• _Provided records_:
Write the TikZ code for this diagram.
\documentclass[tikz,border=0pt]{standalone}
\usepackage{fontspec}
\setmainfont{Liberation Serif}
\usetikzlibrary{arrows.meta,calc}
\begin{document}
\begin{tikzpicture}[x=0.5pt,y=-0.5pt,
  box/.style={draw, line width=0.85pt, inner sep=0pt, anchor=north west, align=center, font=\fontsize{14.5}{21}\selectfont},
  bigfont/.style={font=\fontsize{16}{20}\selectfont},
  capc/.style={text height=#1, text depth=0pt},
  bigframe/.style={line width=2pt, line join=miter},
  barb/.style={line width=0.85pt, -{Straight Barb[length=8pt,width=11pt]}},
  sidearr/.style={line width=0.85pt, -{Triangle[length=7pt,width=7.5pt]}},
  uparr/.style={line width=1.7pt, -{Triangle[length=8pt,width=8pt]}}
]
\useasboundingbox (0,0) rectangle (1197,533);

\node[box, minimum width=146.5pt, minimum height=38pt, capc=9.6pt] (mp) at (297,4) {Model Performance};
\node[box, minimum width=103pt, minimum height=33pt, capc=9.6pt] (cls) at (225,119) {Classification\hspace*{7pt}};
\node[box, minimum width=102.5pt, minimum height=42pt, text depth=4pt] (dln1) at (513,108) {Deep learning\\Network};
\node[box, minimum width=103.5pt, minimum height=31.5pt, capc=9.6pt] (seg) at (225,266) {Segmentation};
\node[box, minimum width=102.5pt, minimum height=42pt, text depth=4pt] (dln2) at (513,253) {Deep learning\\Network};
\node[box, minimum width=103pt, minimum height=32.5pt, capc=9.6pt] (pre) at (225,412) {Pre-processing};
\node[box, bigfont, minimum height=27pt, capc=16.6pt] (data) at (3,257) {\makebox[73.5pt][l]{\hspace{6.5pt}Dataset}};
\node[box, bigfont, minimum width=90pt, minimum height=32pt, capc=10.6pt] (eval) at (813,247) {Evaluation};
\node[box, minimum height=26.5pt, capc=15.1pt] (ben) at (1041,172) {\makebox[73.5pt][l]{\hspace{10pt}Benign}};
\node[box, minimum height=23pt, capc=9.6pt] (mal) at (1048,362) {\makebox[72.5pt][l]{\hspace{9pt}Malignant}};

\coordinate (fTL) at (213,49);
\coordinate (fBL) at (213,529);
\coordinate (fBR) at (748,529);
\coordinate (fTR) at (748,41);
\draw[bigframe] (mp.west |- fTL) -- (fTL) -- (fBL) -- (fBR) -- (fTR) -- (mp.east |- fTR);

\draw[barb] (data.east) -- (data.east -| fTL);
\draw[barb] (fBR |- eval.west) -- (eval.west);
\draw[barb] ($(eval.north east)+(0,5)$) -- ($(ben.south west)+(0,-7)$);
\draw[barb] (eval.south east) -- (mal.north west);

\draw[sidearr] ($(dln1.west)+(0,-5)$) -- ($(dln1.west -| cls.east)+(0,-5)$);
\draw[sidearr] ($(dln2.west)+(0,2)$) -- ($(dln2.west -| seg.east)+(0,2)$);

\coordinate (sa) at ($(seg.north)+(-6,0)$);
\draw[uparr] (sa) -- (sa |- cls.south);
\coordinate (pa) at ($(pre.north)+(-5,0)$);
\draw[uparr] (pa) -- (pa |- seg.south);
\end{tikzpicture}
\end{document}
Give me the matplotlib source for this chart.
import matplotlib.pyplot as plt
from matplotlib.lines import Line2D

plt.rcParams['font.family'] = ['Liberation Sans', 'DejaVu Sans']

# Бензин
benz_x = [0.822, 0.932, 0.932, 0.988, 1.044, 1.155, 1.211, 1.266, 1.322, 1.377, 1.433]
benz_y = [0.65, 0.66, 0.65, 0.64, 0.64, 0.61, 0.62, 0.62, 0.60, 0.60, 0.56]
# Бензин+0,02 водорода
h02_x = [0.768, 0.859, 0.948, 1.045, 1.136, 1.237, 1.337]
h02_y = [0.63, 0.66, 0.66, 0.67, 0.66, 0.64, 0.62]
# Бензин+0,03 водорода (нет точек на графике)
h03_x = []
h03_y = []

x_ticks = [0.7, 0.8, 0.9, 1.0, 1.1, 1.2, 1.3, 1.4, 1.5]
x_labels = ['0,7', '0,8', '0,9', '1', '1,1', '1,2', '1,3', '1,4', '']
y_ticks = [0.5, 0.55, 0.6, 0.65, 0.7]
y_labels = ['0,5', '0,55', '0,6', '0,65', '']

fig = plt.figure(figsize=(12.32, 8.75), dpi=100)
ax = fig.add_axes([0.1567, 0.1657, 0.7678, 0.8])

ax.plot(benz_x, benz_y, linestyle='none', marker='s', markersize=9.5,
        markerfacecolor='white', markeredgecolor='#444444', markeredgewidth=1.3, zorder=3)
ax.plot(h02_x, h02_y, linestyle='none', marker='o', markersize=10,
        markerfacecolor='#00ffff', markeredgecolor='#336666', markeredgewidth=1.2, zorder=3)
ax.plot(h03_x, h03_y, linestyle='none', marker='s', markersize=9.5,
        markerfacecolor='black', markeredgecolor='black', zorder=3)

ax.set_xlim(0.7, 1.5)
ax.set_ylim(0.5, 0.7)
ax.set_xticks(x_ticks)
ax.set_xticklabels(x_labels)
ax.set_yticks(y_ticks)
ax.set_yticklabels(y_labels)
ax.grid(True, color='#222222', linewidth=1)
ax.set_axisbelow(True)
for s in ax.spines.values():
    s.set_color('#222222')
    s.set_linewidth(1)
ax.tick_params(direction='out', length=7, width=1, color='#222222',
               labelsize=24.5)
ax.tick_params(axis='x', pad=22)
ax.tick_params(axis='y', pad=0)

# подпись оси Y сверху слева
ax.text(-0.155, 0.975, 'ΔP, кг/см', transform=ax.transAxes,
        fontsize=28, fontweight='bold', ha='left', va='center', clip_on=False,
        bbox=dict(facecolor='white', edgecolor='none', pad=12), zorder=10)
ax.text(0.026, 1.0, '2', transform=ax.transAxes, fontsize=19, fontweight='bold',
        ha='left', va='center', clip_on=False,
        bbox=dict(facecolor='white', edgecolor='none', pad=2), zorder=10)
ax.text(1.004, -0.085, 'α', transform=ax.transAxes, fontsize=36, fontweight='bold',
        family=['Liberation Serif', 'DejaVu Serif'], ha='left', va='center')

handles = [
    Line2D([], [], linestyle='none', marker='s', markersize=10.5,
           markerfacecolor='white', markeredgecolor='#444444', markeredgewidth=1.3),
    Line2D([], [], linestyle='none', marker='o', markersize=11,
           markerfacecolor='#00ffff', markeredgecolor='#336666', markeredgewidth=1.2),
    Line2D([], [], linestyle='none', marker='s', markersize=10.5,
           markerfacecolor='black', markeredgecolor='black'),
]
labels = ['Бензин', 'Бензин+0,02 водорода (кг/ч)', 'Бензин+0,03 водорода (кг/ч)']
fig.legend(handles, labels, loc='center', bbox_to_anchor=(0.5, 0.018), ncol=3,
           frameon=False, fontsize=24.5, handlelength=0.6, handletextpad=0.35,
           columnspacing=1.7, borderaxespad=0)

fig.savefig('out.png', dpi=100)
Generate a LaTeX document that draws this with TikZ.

• _To be done_: Reproduce exactly, and only, the lines from the start of the entries through the one that contains "(0,0) rectangle (1197,533);".

• _Answer to this exercise_:
Write the TikZ code for this diagram.
\documentclass[tikz,border=0pt]{standalone}
\usepackage{fontspec}
\setmainfont{Liberation Serif}
\usetikzlibrary{arrows.meta,calc}
\begin{document}
\begin{tikzpicture}[x=0.5pt,y=-0.5pt,
  box/.style={draw, line width=0.85pt, inner sep=0pt, anchor=north west, align=center, font=\fontsize{14.5}{21}\selectfont},
  bigfont/.style={font=\fontsize{16}{20}\selectfont},
  capc/.style={text height=#1, text depth=0pt},
  bigframe/.style={line width=2pt, line join=miter},
  barb/.style={line width=0.85pt, -{Straight Barb[length=8pt,width=11pt]}},
  sidearr/.style={line width=0.85pt, -{Triangle[length=7pt,width=7.5pt]}},
  uparr/.style={line width=1.7pt, -{Triangle[length=8pt,width=8pt]}}
]
\useasboundingbox (0,0) rectangle (1197,533);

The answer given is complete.